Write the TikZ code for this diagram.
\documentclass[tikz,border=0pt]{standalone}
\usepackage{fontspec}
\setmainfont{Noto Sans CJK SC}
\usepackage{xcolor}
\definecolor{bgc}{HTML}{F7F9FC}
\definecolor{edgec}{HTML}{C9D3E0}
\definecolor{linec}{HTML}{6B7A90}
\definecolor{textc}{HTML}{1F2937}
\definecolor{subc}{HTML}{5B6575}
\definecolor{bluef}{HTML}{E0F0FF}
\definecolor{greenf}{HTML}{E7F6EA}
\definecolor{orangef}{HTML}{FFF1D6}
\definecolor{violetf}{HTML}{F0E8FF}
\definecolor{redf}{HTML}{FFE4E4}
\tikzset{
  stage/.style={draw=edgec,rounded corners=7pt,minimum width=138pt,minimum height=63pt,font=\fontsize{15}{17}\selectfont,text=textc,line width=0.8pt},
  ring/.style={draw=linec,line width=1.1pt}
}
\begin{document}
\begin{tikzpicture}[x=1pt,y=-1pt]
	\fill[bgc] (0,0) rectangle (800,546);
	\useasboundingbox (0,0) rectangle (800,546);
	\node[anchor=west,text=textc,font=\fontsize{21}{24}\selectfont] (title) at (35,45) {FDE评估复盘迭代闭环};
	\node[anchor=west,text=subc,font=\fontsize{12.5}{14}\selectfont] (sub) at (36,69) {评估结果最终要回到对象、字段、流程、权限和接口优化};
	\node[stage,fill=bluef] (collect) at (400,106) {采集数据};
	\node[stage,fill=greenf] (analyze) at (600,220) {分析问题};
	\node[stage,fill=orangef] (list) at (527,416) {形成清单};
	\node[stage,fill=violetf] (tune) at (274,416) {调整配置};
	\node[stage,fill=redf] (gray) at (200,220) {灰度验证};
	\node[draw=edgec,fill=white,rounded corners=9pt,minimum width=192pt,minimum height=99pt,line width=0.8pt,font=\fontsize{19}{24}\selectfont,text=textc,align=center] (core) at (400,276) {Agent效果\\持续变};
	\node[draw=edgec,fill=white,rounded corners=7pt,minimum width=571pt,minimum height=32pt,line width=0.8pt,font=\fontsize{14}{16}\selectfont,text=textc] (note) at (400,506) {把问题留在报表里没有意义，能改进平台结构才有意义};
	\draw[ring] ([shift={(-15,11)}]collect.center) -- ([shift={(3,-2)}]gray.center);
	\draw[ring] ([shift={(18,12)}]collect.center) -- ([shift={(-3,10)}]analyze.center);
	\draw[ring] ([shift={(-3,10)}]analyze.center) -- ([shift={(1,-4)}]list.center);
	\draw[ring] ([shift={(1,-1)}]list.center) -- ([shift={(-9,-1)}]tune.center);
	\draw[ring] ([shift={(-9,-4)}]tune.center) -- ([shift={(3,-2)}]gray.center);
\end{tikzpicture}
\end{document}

-*-

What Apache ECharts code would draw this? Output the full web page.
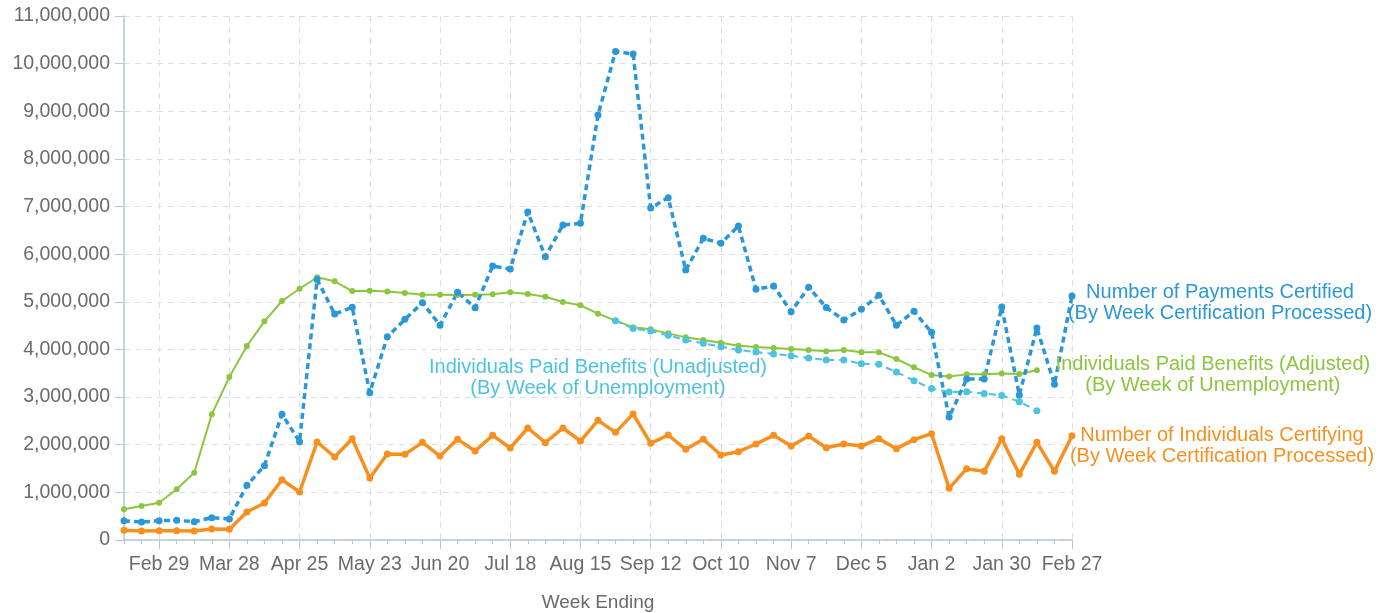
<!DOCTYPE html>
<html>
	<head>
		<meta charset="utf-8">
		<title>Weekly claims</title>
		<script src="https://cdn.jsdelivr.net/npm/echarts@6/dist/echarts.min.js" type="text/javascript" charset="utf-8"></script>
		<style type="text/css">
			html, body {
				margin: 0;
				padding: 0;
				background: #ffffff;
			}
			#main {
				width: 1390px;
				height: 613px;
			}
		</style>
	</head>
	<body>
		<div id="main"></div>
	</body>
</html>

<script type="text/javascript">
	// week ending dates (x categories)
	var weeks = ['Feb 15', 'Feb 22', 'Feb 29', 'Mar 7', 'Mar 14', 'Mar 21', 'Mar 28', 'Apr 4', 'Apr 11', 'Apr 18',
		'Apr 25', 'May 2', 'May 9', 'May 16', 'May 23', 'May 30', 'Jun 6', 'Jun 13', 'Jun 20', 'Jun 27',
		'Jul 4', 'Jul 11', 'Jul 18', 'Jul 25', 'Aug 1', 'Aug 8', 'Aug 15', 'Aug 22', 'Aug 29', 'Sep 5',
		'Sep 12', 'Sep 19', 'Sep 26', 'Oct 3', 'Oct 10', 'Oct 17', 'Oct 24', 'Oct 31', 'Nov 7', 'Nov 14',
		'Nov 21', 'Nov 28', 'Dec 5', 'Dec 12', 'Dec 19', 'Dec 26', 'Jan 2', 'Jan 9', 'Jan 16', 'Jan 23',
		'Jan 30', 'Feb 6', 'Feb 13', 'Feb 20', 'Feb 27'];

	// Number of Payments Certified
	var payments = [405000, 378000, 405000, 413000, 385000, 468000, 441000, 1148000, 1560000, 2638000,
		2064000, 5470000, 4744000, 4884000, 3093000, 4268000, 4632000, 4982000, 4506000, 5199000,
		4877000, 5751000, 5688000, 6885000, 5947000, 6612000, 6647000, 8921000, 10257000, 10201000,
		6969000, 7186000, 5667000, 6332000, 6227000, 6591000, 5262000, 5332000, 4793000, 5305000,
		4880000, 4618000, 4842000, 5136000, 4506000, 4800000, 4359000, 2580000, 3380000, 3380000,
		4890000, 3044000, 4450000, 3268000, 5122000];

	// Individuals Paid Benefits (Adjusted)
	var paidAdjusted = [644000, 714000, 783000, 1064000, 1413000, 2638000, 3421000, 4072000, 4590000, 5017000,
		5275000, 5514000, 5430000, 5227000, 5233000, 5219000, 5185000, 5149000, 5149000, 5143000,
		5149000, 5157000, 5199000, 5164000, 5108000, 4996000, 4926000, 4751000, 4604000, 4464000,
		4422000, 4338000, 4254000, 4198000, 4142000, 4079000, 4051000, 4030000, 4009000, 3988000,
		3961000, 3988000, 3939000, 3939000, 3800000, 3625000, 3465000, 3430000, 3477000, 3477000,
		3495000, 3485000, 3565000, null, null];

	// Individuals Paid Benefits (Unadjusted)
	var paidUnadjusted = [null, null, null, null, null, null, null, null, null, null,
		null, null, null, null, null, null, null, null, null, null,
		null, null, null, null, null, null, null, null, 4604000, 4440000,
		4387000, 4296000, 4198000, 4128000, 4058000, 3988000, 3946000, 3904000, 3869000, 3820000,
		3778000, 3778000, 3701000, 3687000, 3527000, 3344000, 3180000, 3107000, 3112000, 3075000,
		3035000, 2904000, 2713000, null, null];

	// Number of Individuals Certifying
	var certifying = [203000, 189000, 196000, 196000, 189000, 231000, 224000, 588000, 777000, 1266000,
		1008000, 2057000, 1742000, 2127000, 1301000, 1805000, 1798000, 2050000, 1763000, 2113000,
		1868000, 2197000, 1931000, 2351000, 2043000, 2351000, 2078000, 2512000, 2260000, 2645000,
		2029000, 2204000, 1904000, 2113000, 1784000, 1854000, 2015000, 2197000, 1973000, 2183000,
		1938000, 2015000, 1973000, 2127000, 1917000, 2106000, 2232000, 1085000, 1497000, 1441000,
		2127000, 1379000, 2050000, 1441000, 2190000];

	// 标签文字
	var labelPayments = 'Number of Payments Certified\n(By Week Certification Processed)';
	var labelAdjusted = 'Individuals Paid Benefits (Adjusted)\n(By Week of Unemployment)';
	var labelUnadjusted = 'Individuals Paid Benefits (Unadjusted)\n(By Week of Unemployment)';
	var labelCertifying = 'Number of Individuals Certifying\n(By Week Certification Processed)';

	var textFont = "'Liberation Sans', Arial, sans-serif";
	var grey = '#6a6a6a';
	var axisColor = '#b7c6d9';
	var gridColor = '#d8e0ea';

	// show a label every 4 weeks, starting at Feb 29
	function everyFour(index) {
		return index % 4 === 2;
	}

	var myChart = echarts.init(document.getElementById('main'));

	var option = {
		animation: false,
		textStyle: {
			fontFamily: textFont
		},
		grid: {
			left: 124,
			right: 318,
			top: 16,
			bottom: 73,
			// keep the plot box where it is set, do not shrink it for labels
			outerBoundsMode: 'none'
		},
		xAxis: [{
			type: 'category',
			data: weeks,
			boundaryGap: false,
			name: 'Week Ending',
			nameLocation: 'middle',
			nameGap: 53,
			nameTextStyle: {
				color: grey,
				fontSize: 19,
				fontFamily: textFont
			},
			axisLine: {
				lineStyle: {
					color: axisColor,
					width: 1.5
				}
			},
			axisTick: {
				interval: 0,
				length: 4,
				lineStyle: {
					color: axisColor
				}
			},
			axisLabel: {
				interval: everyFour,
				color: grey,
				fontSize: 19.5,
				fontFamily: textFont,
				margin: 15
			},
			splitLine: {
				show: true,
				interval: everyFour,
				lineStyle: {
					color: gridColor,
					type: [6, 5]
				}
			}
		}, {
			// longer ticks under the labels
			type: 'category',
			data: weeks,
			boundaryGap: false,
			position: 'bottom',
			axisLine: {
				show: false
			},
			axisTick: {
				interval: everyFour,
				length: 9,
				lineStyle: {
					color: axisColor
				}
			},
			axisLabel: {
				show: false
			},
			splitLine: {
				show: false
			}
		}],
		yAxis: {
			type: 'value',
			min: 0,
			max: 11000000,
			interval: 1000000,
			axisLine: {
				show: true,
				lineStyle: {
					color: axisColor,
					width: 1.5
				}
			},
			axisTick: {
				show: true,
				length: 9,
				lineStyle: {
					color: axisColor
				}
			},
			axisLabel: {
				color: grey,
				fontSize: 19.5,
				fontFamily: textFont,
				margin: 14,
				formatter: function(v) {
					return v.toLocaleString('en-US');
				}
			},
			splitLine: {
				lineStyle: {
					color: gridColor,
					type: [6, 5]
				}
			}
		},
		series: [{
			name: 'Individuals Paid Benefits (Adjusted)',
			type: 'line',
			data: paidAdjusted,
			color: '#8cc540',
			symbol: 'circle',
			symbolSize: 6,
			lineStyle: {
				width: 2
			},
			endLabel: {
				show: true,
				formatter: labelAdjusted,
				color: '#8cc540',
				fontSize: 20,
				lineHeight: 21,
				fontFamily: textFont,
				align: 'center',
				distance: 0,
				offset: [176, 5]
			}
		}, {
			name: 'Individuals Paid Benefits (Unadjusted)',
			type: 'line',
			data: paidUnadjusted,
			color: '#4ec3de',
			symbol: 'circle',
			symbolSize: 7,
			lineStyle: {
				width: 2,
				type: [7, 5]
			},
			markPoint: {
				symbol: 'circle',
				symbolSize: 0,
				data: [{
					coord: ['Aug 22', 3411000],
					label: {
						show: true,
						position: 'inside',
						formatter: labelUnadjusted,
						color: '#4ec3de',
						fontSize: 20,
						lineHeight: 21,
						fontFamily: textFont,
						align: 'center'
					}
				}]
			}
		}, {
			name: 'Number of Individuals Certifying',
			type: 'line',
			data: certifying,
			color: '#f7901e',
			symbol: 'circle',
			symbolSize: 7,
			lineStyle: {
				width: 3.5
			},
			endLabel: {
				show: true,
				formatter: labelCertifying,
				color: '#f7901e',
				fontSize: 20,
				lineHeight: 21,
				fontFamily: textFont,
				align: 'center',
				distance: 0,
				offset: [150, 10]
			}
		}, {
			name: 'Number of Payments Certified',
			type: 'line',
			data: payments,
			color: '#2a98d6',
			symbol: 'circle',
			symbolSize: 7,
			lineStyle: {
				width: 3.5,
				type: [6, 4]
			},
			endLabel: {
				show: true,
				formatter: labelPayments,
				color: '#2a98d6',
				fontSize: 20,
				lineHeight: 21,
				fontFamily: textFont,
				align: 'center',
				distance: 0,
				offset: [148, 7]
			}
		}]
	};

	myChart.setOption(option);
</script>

-*-

» **Prompt**
Start at the line above containing "What Apache ECharts" and stop at the line containing "20', 'Feb 27'];": print those lines and everything between them exactly, but not the pictures.

» **Task response**
What Apache ECharts code would draw this? Output the full web page.
<!DOCTYPE html>
<html>
	<head>
		<meta charset="utf-8">
		<title>Weekly claims</title>
		<script src="https://cdn.jsdelivr.net/npm/echarts@6/dist/echarts.min.js" type="text/javascript" charset="utf-8"></script>
		<style type="text/css">
			html, body {
				margin: 0;
				padding: 0;
				background: #ffffff;
			}
			#main {
				width: 1390px;
				height: 613px;
			}
		</style>
	</head>
	<body>
		<div id="main"></div>
	</body>
</html>

<script type="text/javascript">
	// week ending dates (x categories)
	var weeks = ['Feb 15', 'Feb 22', 'Feb 29', 'Mar 7', 'Mar 14', 'Mar 21', 'Mar 28', 'Apr 4', 'Apr 11', 'Apr 18',
		'Apr 25', 'May 2', 'May 9', 'May 16', 'May 23', 'May 30', 'Jun 6', 'Jun 13', 'Jun 20', 'Jun 27',
		'Jul 4', 'Jul 11', 'Jul 18', 'Jul 25', 'Aug 1', 'Aug 8', 'Aug 15', 'Aug 22', 'Aug 29', 'Sep 5',
		'Sep 12', 'Sep 19', 'Sep 26', 'Oct 3', 'Oct 10', 'Oct 17', 'Oct 24', 'Oct 31', 'Nov 7', 'Nov 14',
		'Nov 21', 'Nov 28', 'Dec 5', 'Dec 12', 'Dec 19', 'Dec 26', 'Jan 2', 'Jan 9', 'Jan 16', 'Jan 23',
		'Jan 30', 'Feb 6', 'Feb 13', 'Feb 20', 'Feb 27'];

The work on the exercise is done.